The food is still exquisitely presented and the combinations innovative. The best part of the meal was actually the wine flight. Rather than having a range of wines selected by the chef to match the food, you chose from trios grouped into categories. The red flight, the white, the mixed, etc. We went for the Spanish, featuring two whites and one particularly delicious red from the Duero valley. All three were unusual, interesting and presented by a sommelier who was excited by the choices and his chance to tell us about them. Our complaint here? All the flights were glasses of three, rather than quantities designed to match the numbers of courses.

But it's not a wine bar, it's a restaurant, and the tastes in the food no longer impressed me as good enough to stand on their own without the tapas gimmick. John Dory with Jerusalem artichokes in a creamy sauce was good, but someone in the kitchen hadn't prepped properly, leaving crunchy grit in the vegetables. "Barbecued" salmon was a raw rectangle that had been briefly flamed by a chef's blowtorch. Not a problem for sushi lovers, but not the anticipated main course. Several dishes had elements that enhanced the presentation but didn't actually taste very good, like a stick of rhubarb sheathed in gelatin. Pretty as a Murano glass bead, but flavourless and unpleasantly globular in the mouth. For no dish did I think "I'd love to have a full sized portion of this," although a lamb roast that fell in shreds off its bone came close.

I was rather embarrassed later in the week, that the place I selected with little thought for a business lunch beat the carefully chosen, special occasion Maze hands down. The Restaurant at St. Paul's is in the crypt of the mighty cathedral, hived off to one side and separated by solid walls from the tourists' cafe and gift shop. The space has architectural grandeur, without doubt: Soaring groin vaults, massive slabs of stone, someone's grandiose 18th century tomb draped with weeping angels visible just through the door. A clever designer has built different levels into the space, giving the dining room a sense of theatre and cutting down just a bit on the echo off the lofty roof. (Be warned, this is not the place for a quiet chat.)

Australian Chef Candice Webber is inspired by all things British and has put together a seasonal menu that celebrates all that is good and unique about the food of this island. Rather than pointing to the number of Michelin stars here as denial of that old myth of bad British food, I'll hold this place up as testament to just how good ... and worthy of attention ... the native cuisine here is.

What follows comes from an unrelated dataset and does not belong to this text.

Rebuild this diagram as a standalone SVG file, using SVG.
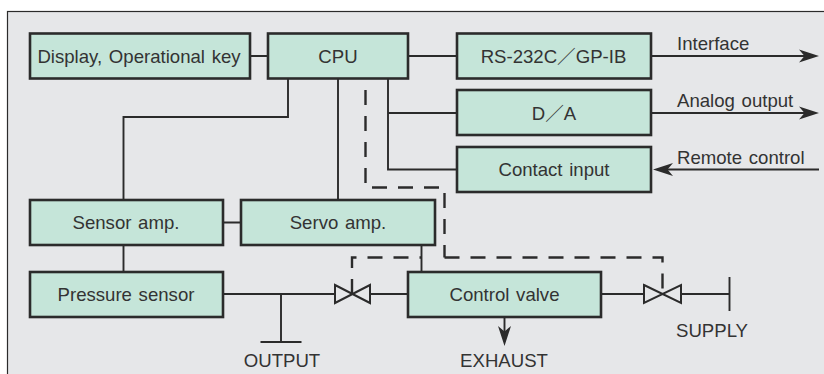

I started with a rabbit roll; sausage made with rabbit meat (a gamey taste somewhere between chicken and pork) rolled in the lightest of puff pastries. Delicious. Across the table, my colleague was raving about her chicken livers in a rich sauce ladled over pieces of toast. For mains, she had steak from a cut called the hanging tender, which evidently has an almost liver-y taste because it's from a bit of the body that does so little exercise. My taste revealed something rich and cooked just enough to preserve the flavour. This is what beef should be. Meanwhile, my plaice allowed me to think I was being much healthier, and was also beautifully prepared. Given how good the first two courses were, and the minute difference between two courses for £20 and three for £24, we opted for pudding. The apple crumble across the table was gorgeously presented in a modern tower, but tasted as traditional as that prepared by someone's grandmother in the country who really knows how to cook. I opted for the cheese, given the presence of Stichelton, that delicious unpasteurised Stilton that's one of a kind.

This is the kind of food that makes both your stomach and your brain proud to be British. Which makes sense, frankly, when you're eating a stone's throw from where Lord Nelson is resting for eternity. Rule, Britannia. And give me another slice of that Wensleydale, while you're at it.